|Bunt Coverage - Are You Sure Who Goes Where?
|By: Cindy Bristow
Provided by: Softball Excellence
Bunting will happen in one or both of the following situations:
1. It's championship play, against that championship pitcher, and your team can't hit to save their lives!
2. YOU'VE got that awesome pitcher that nobody can hit against, so bunting is their only option!
In either scenario, championship play or playing behind a great pitcher, your team's ability to handle the bunt will determine your ability to win. It's that simple.
If we look at bunt defense, at its core it's pretty simple; get in the proper position, field the ball, throw the ball and get into another important position. But we all know simple doesn't mean easy, and these four things can get pretty messed up.
So let's take the issue of "who covers 3rd base on a bunt", and see what we can learn. I know that many coaches will have their Leftfielder cover 3rd base, but I want to give you 4 reasons why this isn't a good idea:
• Speed of the runner/s
• Power potential of the hitter
• Depth of the outfield
• Lack of base covering skills by an OF on a tag
Now not all 4 will be in place on every bunt, but it's best to have an infielder cover 3rd if for no other reason than infielders are used to making tags around bases, while outfielders are not.
The position that you'd like to cover the bunt is the person in the best position to make the throw – ideally to 2nd base to get the lead runner. If all infielders are Right-handed then that person is usually the 3rd baseman, if she can get to the bunt. But, if your 1st baseman is Left-handed then she'd be in position to make a throw to 2nd base if she can get to the bunt.
• The key for your bunt coverage is this:
• Get the bunt within a 2 count of the ball hitting the ground
• Field the bunt with the best position to make an out (this determines who fields the bunt)
Buy a ticket and popcorn, or else cover 3rd!
Your starting defensive position, prior to the bunt (called a "Set") also determines which infielder will likely be in best position to make the play on the bunt. For instance – there's lefty power hitter up that you aren't sure will bunt, so you'll need to play your 1B back in case she hits away, which means your P and 3B will have to cover all bunts. (picture to the right)
The opposite is also true.
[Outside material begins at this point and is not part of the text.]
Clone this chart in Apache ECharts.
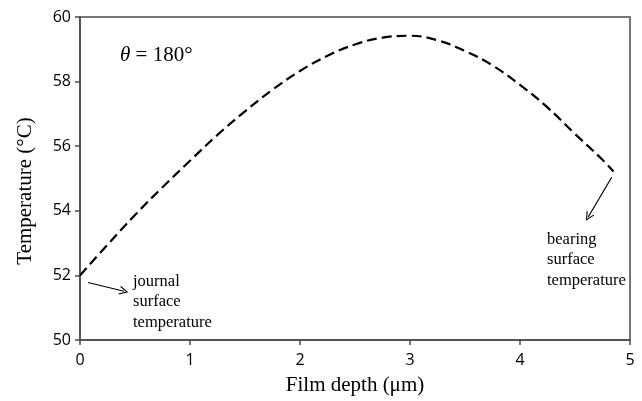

If a Righty with power who might bunt is up, then your 3B will have to play back in case she hits, and then P and 1B will have to take all bunts.
And here's the situation that's the trickiest…the runner on first is super-fast, and the offense bunts to the 3rd baseman on purpose. This means she's got to first field the bunt and make the throw, before she can hustle back to cover 3rd base - but in the meantime, the Runner at first never even slowed down at 2nd in her attempt to take 3rd on the bunt!
Practice for all types of runner speeds, and defensive coverages…your season just might depend on it!